***** RECORDS SHOWN
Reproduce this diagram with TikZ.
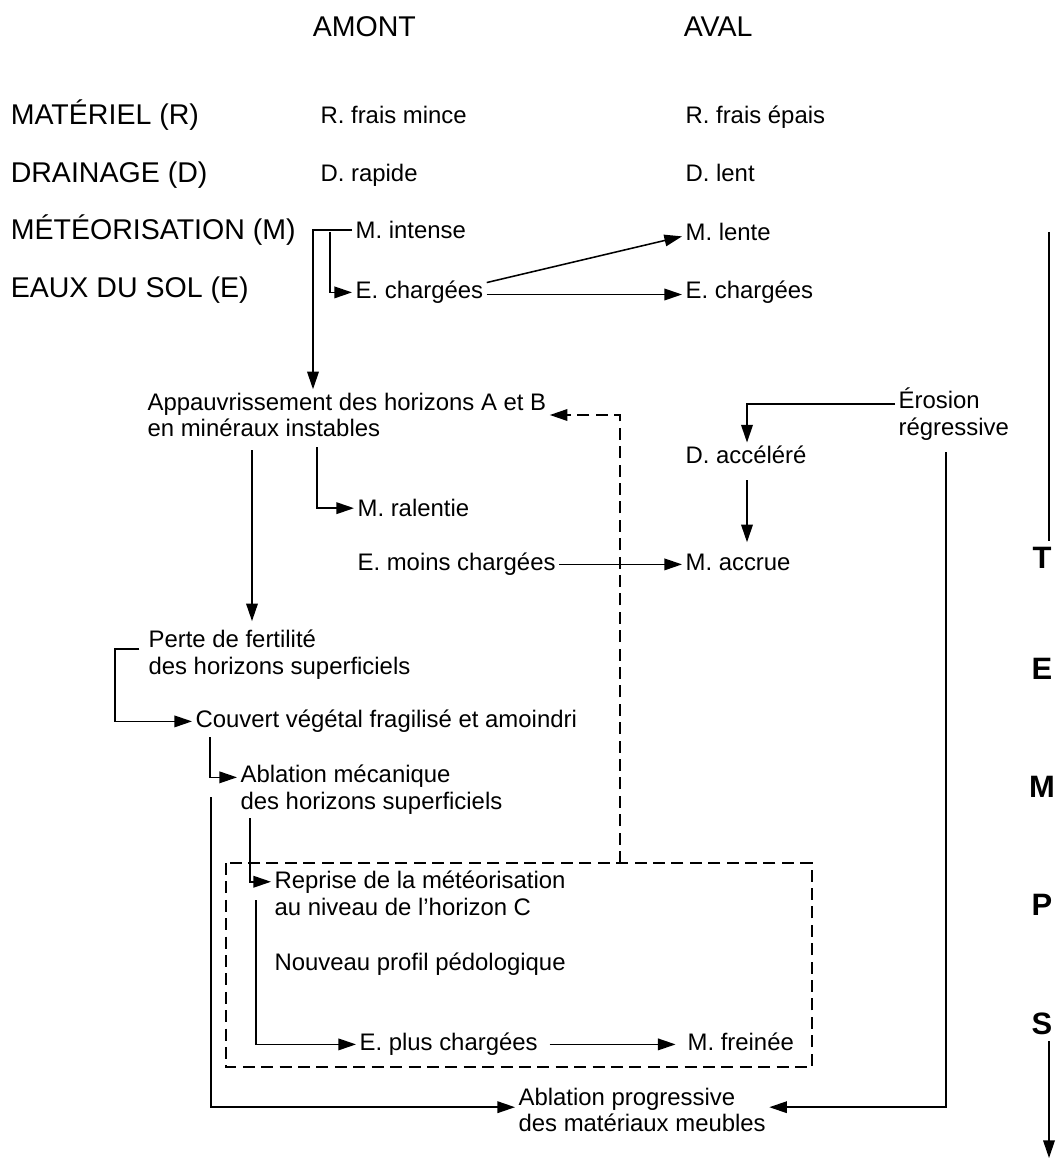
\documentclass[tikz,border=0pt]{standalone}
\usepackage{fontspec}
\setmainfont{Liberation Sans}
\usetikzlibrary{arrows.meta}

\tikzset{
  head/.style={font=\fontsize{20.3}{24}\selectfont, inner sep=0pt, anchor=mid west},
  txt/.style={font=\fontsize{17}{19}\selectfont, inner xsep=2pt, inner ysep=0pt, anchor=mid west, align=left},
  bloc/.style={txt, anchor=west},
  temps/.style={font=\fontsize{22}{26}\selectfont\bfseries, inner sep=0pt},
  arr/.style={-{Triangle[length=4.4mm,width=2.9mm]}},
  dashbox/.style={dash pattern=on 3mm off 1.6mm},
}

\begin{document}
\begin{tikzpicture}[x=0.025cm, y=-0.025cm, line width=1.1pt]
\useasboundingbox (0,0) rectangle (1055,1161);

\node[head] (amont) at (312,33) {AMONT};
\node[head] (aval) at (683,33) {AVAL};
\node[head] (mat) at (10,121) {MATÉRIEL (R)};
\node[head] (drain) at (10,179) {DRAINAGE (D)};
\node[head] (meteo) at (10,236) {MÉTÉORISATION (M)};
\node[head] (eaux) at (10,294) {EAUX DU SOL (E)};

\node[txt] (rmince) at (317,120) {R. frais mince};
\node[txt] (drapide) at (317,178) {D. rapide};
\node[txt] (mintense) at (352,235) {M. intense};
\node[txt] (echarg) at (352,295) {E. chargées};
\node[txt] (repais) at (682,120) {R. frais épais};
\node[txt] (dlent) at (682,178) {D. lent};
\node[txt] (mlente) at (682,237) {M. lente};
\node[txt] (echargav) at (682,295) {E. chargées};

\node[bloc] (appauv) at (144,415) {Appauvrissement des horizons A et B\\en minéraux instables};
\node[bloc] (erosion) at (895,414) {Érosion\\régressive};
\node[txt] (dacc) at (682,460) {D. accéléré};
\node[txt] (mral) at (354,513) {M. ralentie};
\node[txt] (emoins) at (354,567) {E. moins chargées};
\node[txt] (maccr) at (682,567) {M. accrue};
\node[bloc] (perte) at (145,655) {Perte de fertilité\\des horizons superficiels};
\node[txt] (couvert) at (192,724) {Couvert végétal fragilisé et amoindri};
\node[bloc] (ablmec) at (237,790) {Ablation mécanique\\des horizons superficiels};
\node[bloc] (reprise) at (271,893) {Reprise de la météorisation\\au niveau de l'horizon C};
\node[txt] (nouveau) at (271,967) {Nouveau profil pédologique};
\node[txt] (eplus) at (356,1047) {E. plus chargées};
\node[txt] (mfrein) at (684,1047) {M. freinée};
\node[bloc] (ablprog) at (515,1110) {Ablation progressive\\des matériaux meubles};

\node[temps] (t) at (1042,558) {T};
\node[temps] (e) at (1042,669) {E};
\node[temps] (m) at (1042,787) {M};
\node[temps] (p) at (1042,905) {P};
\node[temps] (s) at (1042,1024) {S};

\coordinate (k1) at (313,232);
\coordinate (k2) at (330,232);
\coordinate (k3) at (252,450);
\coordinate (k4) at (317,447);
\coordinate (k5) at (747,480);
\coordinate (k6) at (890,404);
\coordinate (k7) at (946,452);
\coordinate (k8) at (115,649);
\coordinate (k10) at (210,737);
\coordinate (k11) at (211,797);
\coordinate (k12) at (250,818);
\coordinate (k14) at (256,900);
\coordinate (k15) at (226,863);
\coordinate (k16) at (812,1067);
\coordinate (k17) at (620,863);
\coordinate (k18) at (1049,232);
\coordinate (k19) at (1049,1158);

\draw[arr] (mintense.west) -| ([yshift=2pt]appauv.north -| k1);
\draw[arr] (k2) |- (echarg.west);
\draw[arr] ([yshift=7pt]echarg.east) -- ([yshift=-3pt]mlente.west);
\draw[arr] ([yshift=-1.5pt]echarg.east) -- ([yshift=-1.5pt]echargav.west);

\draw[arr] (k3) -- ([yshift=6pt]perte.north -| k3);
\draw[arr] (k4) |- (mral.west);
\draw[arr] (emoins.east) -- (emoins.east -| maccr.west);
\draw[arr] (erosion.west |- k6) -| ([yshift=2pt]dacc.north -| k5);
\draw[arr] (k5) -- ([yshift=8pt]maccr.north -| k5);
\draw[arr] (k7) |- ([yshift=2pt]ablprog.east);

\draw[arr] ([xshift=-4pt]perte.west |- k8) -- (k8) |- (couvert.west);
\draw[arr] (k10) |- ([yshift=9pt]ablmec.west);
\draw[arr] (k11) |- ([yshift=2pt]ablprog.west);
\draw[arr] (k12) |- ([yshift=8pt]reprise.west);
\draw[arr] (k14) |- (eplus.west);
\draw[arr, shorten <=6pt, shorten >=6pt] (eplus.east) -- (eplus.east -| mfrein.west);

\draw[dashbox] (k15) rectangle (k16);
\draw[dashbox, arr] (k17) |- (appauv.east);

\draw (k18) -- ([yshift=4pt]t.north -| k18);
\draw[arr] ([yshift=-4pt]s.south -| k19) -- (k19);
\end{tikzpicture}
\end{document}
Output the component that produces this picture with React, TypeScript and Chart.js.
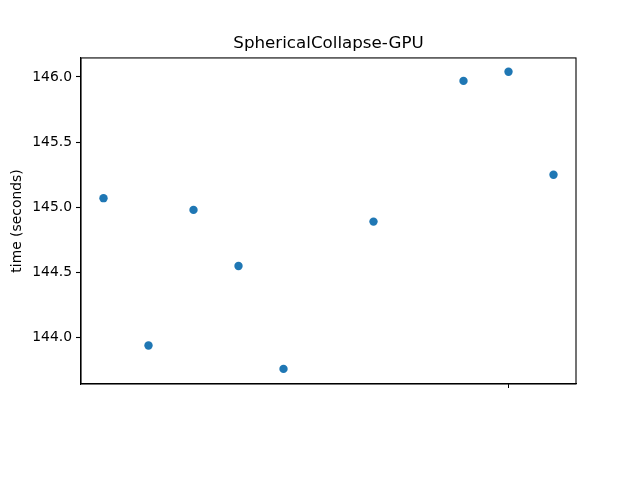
**********
Check each line of the entries for the string "with". Copy the lines that have it.

__THE RESULT__:
Reproduce this diagram with TikZ.
Output the component that produces this picture with React, TypeScript and Chart.js.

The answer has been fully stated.